Ces projets de réparation, bien que significatifs, ne sauraient effacer le traumatisme causé par les événements de 2012. Ils représentent toutefois un pas vers la guérison collective, une reconnaissance du préjudice infligé à la communauté et un modèle de réparation pour les futures générations. Comme l’a souligné la juge Kimberly Prost lors de la détermination de la peine d'Al Hassan, "la justice n’est pas seulement une question de châtiment, mais aussi de reconnaissance des préjudices causés, et de mesures visant à réparer les torts."
Un modèle pour le futur : la lutte contre les crimes culturels
La condamnation d'Al Hassan s'inscrivent dans un cadre plus large de lutte contre les crimes culturels à l’échelle mondiale. Ce jugement est un signal fort pour ceux qui, par idéologie ou par désir de domination, choisissent de détruire des biens culturels comme armes de guerre. Les réparations ordonnées par la CPI, et notamment la restauration de l’héritage de Tombouctou, envoient un message clair : la communauté internationale ne tolérera plus les attaques contre le patrimoine culturel et religieux, et ceux qui s'y livrent devront en assumer les conséquences.

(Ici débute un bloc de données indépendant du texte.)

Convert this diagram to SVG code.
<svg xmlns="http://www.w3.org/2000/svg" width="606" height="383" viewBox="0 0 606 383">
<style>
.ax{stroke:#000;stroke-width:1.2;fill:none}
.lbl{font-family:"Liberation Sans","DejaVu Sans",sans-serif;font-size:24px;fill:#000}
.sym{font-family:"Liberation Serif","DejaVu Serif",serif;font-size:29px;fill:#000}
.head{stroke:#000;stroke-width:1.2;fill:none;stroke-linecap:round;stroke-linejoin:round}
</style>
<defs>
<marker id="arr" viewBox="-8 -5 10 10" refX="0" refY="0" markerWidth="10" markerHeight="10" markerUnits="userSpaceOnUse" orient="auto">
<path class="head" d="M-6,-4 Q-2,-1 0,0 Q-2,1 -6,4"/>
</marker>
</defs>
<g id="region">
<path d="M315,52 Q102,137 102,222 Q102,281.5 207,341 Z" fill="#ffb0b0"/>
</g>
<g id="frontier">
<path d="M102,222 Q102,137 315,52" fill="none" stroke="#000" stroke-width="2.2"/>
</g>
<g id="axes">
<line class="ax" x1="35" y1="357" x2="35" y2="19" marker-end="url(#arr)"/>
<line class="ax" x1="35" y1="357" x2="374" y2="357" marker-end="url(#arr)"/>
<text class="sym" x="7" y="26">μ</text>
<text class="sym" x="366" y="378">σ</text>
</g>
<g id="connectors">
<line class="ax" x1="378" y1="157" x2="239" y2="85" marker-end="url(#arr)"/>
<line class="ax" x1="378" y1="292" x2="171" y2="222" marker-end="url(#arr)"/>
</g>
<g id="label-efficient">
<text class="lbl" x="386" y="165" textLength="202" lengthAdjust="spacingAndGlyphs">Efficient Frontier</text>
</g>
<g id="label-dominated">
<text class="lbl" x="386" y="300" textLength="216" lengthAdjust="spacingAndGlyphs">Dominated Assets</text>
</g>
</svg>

L’espoir d’un avenir meilleur pour Tombouctou
Au-delà des réparations matérielles, ce qui demeure essentiel pour les habitants de Tombouctou, c'est la reconstruction de leur dignité et de leur fierté collective. La ville, jadis érigée en centre intellectuel et culturel de l’Afrique de l’Ouest, commence à renaître de ses cendres. Même si la mémoire des souffrances endurées reste vive, les mesures de réparation, symbolisées par le monument Louha et les projets socio-économiques, offrent une voie vers un avenir plus serein et solidaire pour ses habitants.
En attendant, la communauté de Tombouctou continue de se relever. Grâce à la justice, à la solidarité internationale et à la résilience de ses habitants, elle reste un exemple de résistance face à l'adversité et un modèle de guérison après le crime.